Etruria: per giudici Consob sapeva di crisi già nel 2013

giovedì 9 agosto 2018


La Consob sapeva già, a fine 2013, della situazione di crisi di Banca Etruria segnalata dalla Banca d’Italia all’istituto aretino e alla stessa Authority.

Questa la conclusione della Corte d’Appello di Firenze che ha quindi annullato le sanzioni disposte al cda solo nel 2017 e quindi fuori tempo massimo, per aver nascosto la reale situazione nel prospetto sull’aumento di capitale di luglio 2013. Operazione imposta dalla Banca d’Italia che chiese anche un’aggregazione in un gruppo maggiore, non realizzata, e che portò poi al commissariamento nel febbraio 2015. I giudici hanno così confutato la tesi che divenne, durante la Commissione parlamentare d’inchiesta sulle banche, uno dei maggiori punti di attrito fra Consob e Banca d’Italia. L’Autorità di controllo dei mercati sosteneva infatti che da Via Nazionale (anche a causa di un protocollo di collaborazione migliorato solo in seguito) fossero arrivati dei documenti stringati o comunque non sufficientemente chiari rispetto alla reale situazione di Etruria. E che solo nel 2016 avesse acquisito l’intera documentazione facendo partire, a quel punto, l’iter sanzionatorio. Certo il vice dg della Consob Giuseppe D’Agostino disse che fu opera del “comportamento omissivo” di Etruria ma il capo della vigilanza di Bankitalia Carmelo Barbagallo chiarì che oltre ai documenti c’erano state anche riunioni fra i due enti di vigilanza. E il presidente Giuseppe Vegas rilevò che le sintesi trasmesse da Via Nazionale erano incomplete anche perché questa doveva tutelare la “stabilità” del sistema.

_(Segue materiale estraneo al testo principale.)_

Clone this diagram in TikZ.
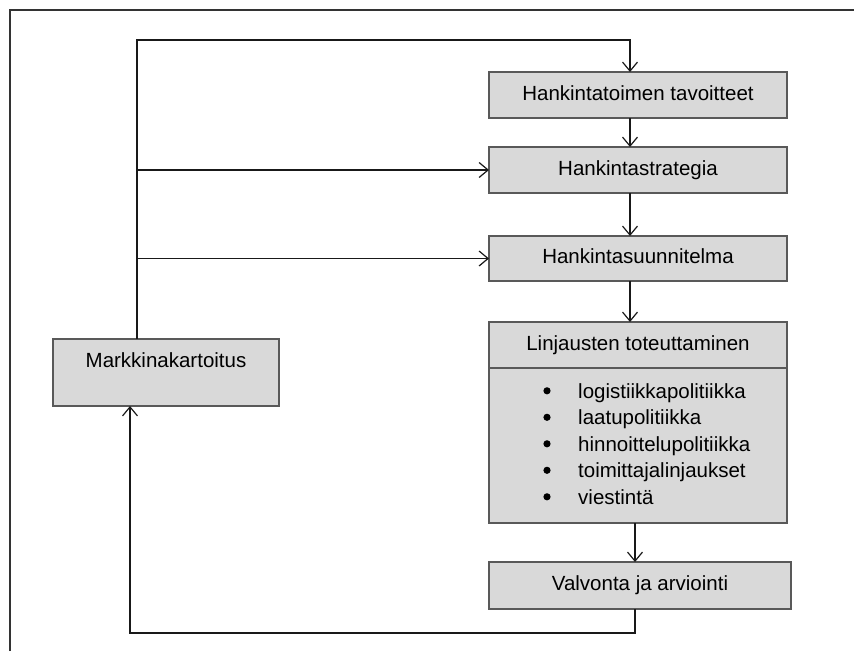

Uno scarso coordinamento e obiettivi diversi (stabilità contro trasparenza) dunque, poi risolto con la stipula di nuovi accordi fra le due Autorità e che fu stigmatizzato dai parlamentari e nella relazione conclusiva dei lavori della Commissione d’inchiesta. La Corte d’Appello ha accolto quindi la tesi di amministratori e sindaci secondo cui la Consob avrebbe esercitato tardivamente il suo potere sanzionatorio, oltre il termine di 180 giorni. Nel motivare la decisione i giudici contestano la tesi Consob della “la disponibilità di tre fondamentali documenti” di Bankitalia relativi alla situazione di Banca Etruria (la nota rivolta alla banca del 24 luglio 2012, i rilievi dell’ispezione formulati il 5 dicembre 2013 e la nota inviata direttamente al Presidente Etruria il 5 dicembre 2013). Anche se è vero che Consob non ha ricevuto la nota del 24 luglio 2012 è “documentalmente dimostrato che, ben prima di tale momento” l’Authority “era sicuramente venuta a conoscenza di documenti di Banca d’Italia” sullo stato di Etruria “ben più pregnanti e significativi” e dunque tali “da dover costituire il presupposto per le verifiche di sua competenza”. Inoltre il rapporto ispettivo di Banca d’Italia su Bpel “era sicuramente conosciuto da Consob quantomeno a febbraio 2014” e “Banca d’Italia ha sicuramente trasmesso a Consob i risultati dei propri accertamenti ispettivi del 2013” a inizio dicembre 2013.

“Ancora più significativa” è la nota riservata di Bankitalia a Consob del 6 dicembre 2013 in cui Bankitalia dice chiaramente che Etruria non è “più in grado di percorrere in via autonoma la strada del risanamento”, imponendone l’aggregazione con un altro istituto”. “Di più Banca d’Italia non poteva dire a Consob”, affermano i giudici. “Non era abbastanza per Consob - si chiedono - per cominciare ad indagare sulla trasparenza e veridicità del prospetto dell’offerta al pubblico delle azioni in aumento di capitale che si era avuta nei mesi precedenti?”.